What do I need?
I need a whole bunch of something magical.
I am the wayward. I am the weird. I am other. I am brilliant, I am a high creative. I know the language of energy and can work with it. I believe in what can’t be explained or seen. I am twisted from growing up without food. The chemistry of my body changed by meandering experiences of straight violation: abuse, cruelty, self hatred, internalized oppression, addiction, sexual and gender oppression, mental illness, separation from God and not knowing who I am as a Light Healer.

Or some say witch, that is the caste I am assigned. I have been called a witch my whole life. They knew something I didn’t.
Today, we are in the stronghold of the caste system.
Classism, racism, sexism, have warped into ancient tactics of oppression and control. But mainly, to keep the bottom the bottom. To keep the bottom untouchable. As a woman from supposedly mainly African Nigerian and Irish descent,born in the US under the white supremist caste of Black… I am the least desired woman on earth. That is what the statistics say, let me ask Chad what he thinks is up.
Chad says, “Most Privileged in Global Beauty Standards: White women, racially ambiguous/mixed women, East Asian women (influenced by media).
Growing Representation & Desirability: Black women, Latina women, South Asian and Middle Eastern women.
Most Underrepresented Due to Eurocentrism: Dark-skinned women of African, Indigenous, and South Asian descent.”
Chad says it is subjective, but I know it is a standard rooted in the cohorts of white supremacy.
I am Black. On every societal tier I am on the bottom. Do I believe I deserve the bottom or am the bottom, NO!
I am the chosen.
So it is going to be tremendously hard. I will have to bridge the gap of my deficits and be three times better than the best. That takes energy, consistency and a stable and secure home life. I know the Most High got me though, more opportunities of many choosing and the angelic and ascended support in the higher realms, is the source of my power.

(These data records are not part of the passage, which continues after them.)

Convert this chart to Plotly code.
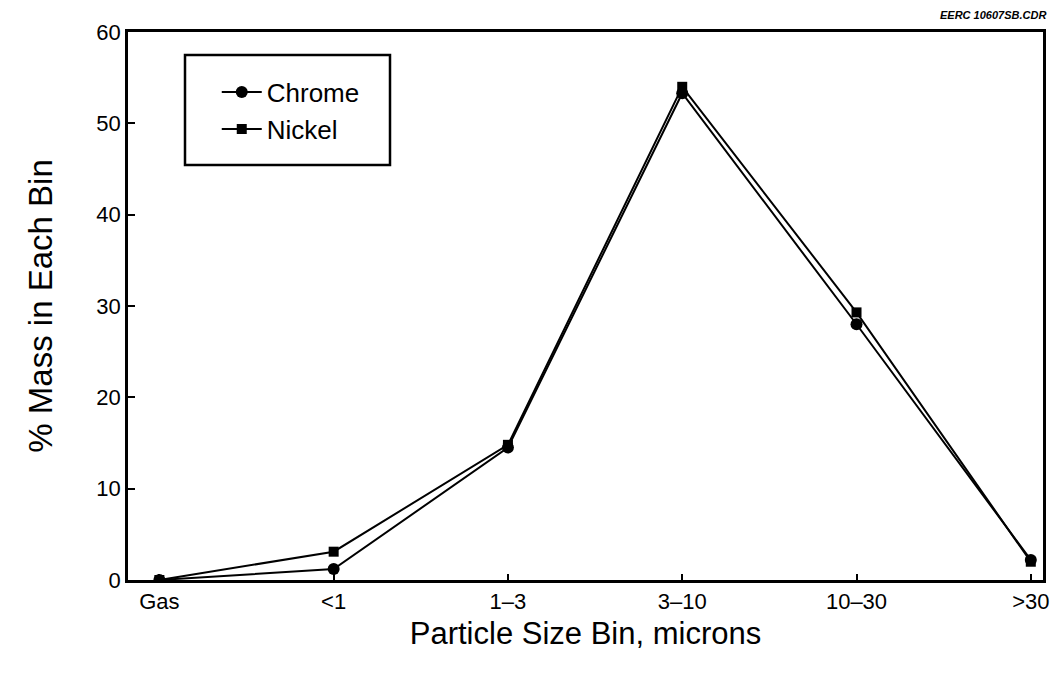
import plotly.graph_objects as go

categories = ["Gas", "<1", "1–3", "3–10", "10–30", ">30"]
chrome = [0.0, 1.2, 14.5, 53.3, 28.0, 2.2]
nickel = [0.0, 3.1, 14.8, 54.0, 29.3, 2.0]
y_ticks = [0, 10, 20, 30, 40, 50, 60]

xpos = list(range(len(categories)))
font = "Liberation Sans, Arial, Helvetica, sans-serif"

fig = go.Figure()
fig.add_trace(go.Scatter(
    x=xpos, y=chrome, name="Chrome", mode="lines+markers",
    line=dict(color="black", width=2),
    marker=dict(symbol="circle", size=12, color="black"),
))
fig.add_trace(go.Scatter(
    x=xpos, y=nickel, name="Nickel", mode="lines+markers",
    line=dict(color="black", width=2),
    marker=dict(symbol="square", size=10, color="black"),
))

# page body has an 8px margin, so plot area: x 128..1043, y 32..580 on screen
fig.update_layout(
    width=1060, height=676,
    margin=dict(l=120, r=25, t=24, b=104),
    paper_bgcolor="white", plot_bgcolor="white",
    font=dict(family=font, size=22, color="black"),
    showlegend=True,
    legend=dict(
        x=0.097, y=0.933, xanchor="left", yanchor="top",
        bgcolor="rgba(0,0,0,0)", borderwidth=0,
        font=dict(size=26), itemwidth=40,
    ),
    xaxis=dict(
        range=[-0.18, 5.07], tickvals=xpos, ticktext=categories,
        showline=True, linecolor="black", linewidth=2.5, mirror=True,
        ticks="inside", ticklen=6, tickcolor="black", tickwidth=1.5,
        showgrid=False, zeroline=False,
        tickfont=dict(size=22),
        title=dict(text="Particle Size Bin, microns", font=dict(size=31), standoff=10),
    ),
    yaxis=dict(
        range=[0, 60], tickvals=y_ticks,
        showline=True, linecolor="black", linewidth=2.5, mirror=True,
        ticks="inside", ticklen=7, tickcolor="black", tickwidth=1.5,
        showgrid=False, zeroline=False,
        tickfont=dict(size=22),
        title=dict(text="% Mass in Each Bin", font=dict(size=33), standoff=34),
    ),
    shapes=[dict(
        type="rect", xref="paper", yref="paper",
        x0=(185 - 128) / 915, x1=(390 - 128) / 915,
        y0=(580 - 165) / 548, y1=(580 - 55) / 548,
        line=dict(color="black", width=2.5), fillcolor="rgba(0,0,0,0)",
    )],
    annotations=[dict(
        text="<b><i>EERC 10607SB.CDR</i></b>", xref="paper", yref="paper",
        x=1.005, y=1.0, xanchor="right", yanchor="bottom", yshift=9,
        showarrow=False, font=dict(size=11, family=font),
    )],
)

fig.write_html("out.html")
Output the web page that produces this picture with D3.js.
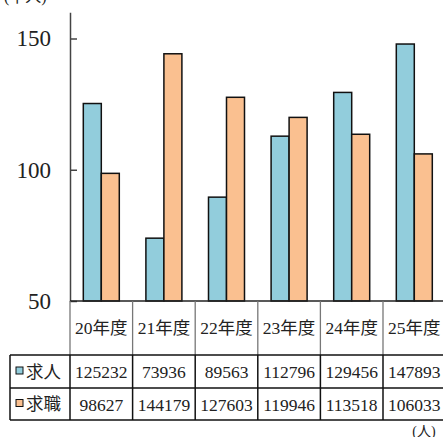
<!DOCTYPE html>
<html><head><meta charset="utf-8">
<script src="https://cdn.jsdelivr.net/npm/d3@7"></script>
<style>body{margin:0;background:#fff}svg{display:block}</style>
</head><body>
<script>
const categories = ["20年度","21年度","22年度","23年度","24年度","25年度"];
const seriesNames = ["求人","求職"];
const kyujin = [125232,73936,89563,112796,129456,147893];
const kyushoku = [98627,144179,127603,119946,113518,106033];
const yTicks = [50,100,150];
const colors = ["#92CDDC","#FAC090"];
const FONT = "'Liberation Serif','DejaVu Serif','Noto Sans CJK JP',serif";

const W=443,H=437;
const svg=d3.select("body").append("svg").attr("width",W).attr("height",H);
const x=d3.scaleBand().domain(categories).range([70,70+6*62.6]);
const x1=d3.scaleBand().domain(seriesNames).range([0,x.bandwidth()]).paddingOuter(0.739);
const y=d3.scaleLinear().domain([50,160]).range([301,12.25]);
const values=[kyujin,kyushoku];

// bars
seriesNames.forEach((s,si)=>{
  svg.append("g").selectAll("rect").data(categories).join("rect")
    .attr("x",d=>x(d)+x1(s)).attr("width",x1.bandwidth())
    .attr("y",(d,i)=>y(values[si][i]/1000))
    .attr("height",(d,i)=>y(50)-y(values[si][i]/1000))
    .attr("fill",colors[si]).attr("stroke","#111").attr("stroke-width",1.5);
});

// y axis
const ax=svg.append("g").attr("transform","translate(70,0)")
  .call(d3.axisLeft(y).tickValues(yTicks).tickSizeInner(-7).tickSizeOuter(0).tickPadding(19).tickFormat(d3.format("d")));
ax.select(".domain").attr("stroke","#444").attr("stroke-width",1.5);
ax.selectAll(".tick line").attr("stroke","#444").attr("stroke-width",1.5);
ax.selectAll(".tick text").attr("font-family",FONT).attr("font-size",23).attr("fill","#222");

svg.append("text").attr("x",4).attr("y",2).attr("font-family",FONT).attr("font-size",16).attr("fill","#222").text("(千人)");

// table
const t=svg.append("g");
const rowY=[301,355,388,420];
const right=W+5;
// category row
t.append("line").attr("x1",70).attr("x2",right).attr("y1",301).attr("y2",301).attr("stroke","#222").attr("stroke-width",1.5);
categories.forEach((c,i)=>{
  t.append("line").attr("x1",x(c)).attr("x2",x(c)).attr("y1",301).attr("y2",355).attr("stroke","#777").attr("stroke-width",1.3);
  t.append("text").attr("x",x(c)+x.bandwidth()/2).attr("y",334).attr("text-anchor","middle")
    .attr("font-family",FONT).attr("font-size",17.5).attr("fill","#222").text(c);
});
// body rows
[355,388,420].forEach(yy=>t.append("line").attr("x1",10).attr("x2",right).attr("y1",yy).attr("y2",yy).attr("stroke","#111").attr("stroke-width",1.5));
t.append("line").attr("x1",10).attr("x2",10).attr("y1",355).attr("y2",420).attr("stroke","#111").attr("stroke-width",1.5);
categories.forEach(c=>t.append("line").attr("x1",x(c)).attr("x2",x(c)).attr("y1",355).attr("y2",420).attr("stroke","#111").attr("stroke-width",1.5));
seriesNames.forEach((s,si)=>{
  const cy=(rowY[si+1]+rowY[si+2])/2;
  t.append("rect").attr("x",16).attr("y",cy-4.5).attr("width",7).attr("height",7)
    .attr("fill",colors[si]).attr("stroke","#111").attr("stroke-width",1);
  t.append("text").attr("x",26).attr("y",cy+6).attr("font-family",FONT).attr("font-size",17.5).attr("fill","#222").text(s);
  categories.forEach((c,i)=>{
    t.append("text").attr("x",x(c)+x.bandwidth()/2).attr("y",cy+6.5).attr("text-anchor","middle")
      .attr("font-family",FONT).attr("font-size",17.5).attr("fill","#222").text(values[si][i]);
  });
});
svg.append("text").attr("x",424).attr("y",436).attr("text-anchor","middle").attr("font-family",FONT).attr("font-size",14).attr("fill","#222").text("(人)");
</script>
</body></html>
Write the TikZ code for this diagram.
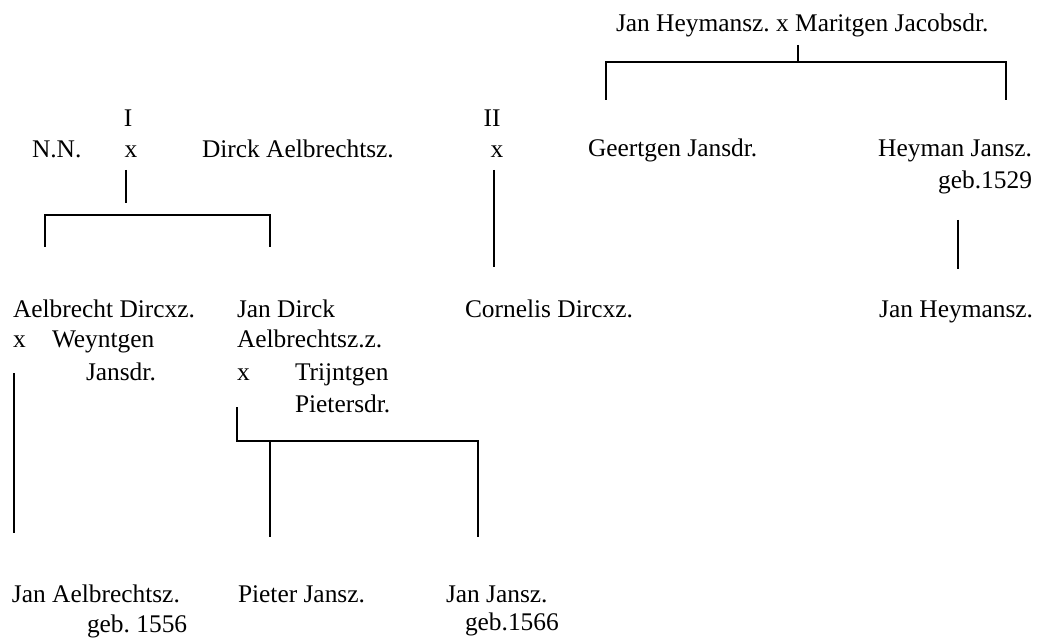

I have had many many failures and tradedgies. And I know the average person would be too healthy to survive what I have. In my failures were great victories, because I made it! I dragged my broken body through the drudge to make it out. Many times I didn’t make it, but others I did. I mean, it was a beautiful victory from the underdog who choose to always live in the hood. Because I shouldn’t have even made it.
Now I am in the room.
Me being present in the room is Grace.
Having the courage to stay and speak my truth is a miracle. To have the vision and courage to roam the earth, visiting country by country, looking for home. A place with people who love me, who celebrate me and I can be unreserved and show and express the depth of the creative love I have to offer. Loving. Kind. Compassionate. Clear. High Frequency. Water or Ocean. A being and community rooted in love.
I will walk through the door wearing a hand crochet red shawl with glimmers of silver metallic and an African print patchwork floor length skirt, my feet bare with wrinkled toes and fat ankles, the light of my soul illuminating all around me, and through me, incoming from the top of my head, down through my body to the center of earth. My aura expands throughout me to all around my physical body protecting me from other people’s discord and lovingly connecting with people, inviting them into the brilliance and truth of me. I walk through the door and into the room. My eyes deep, small and focused, sometimes serious as I look and recognize who is in the room. My mouth painted with a red lip in a wide smile that brightens my eyes with the arch of joy, friendliness and welcoming. I put love in my heart, and let that love lead my words, words as sound as energy, extending from the purity and sincerity of my heart. The anchor of my heart reminding me, and those around me, that all those you only see in a flash, are behind me, supporting me, protecting me, are both ancient ancestry and the angels. I walk as a single figure perpendicular to sky, but I am not alone. They know, I am serious and my words, that come from my beautiful mind, are severe.

There is no invitation to present, no face to recognize except those who used to walk by me in the street without noticing my invisibility. I am in the room. Ready and waiting for it to begin. If they ask me to leave, they will have to drag me out of there, just saying.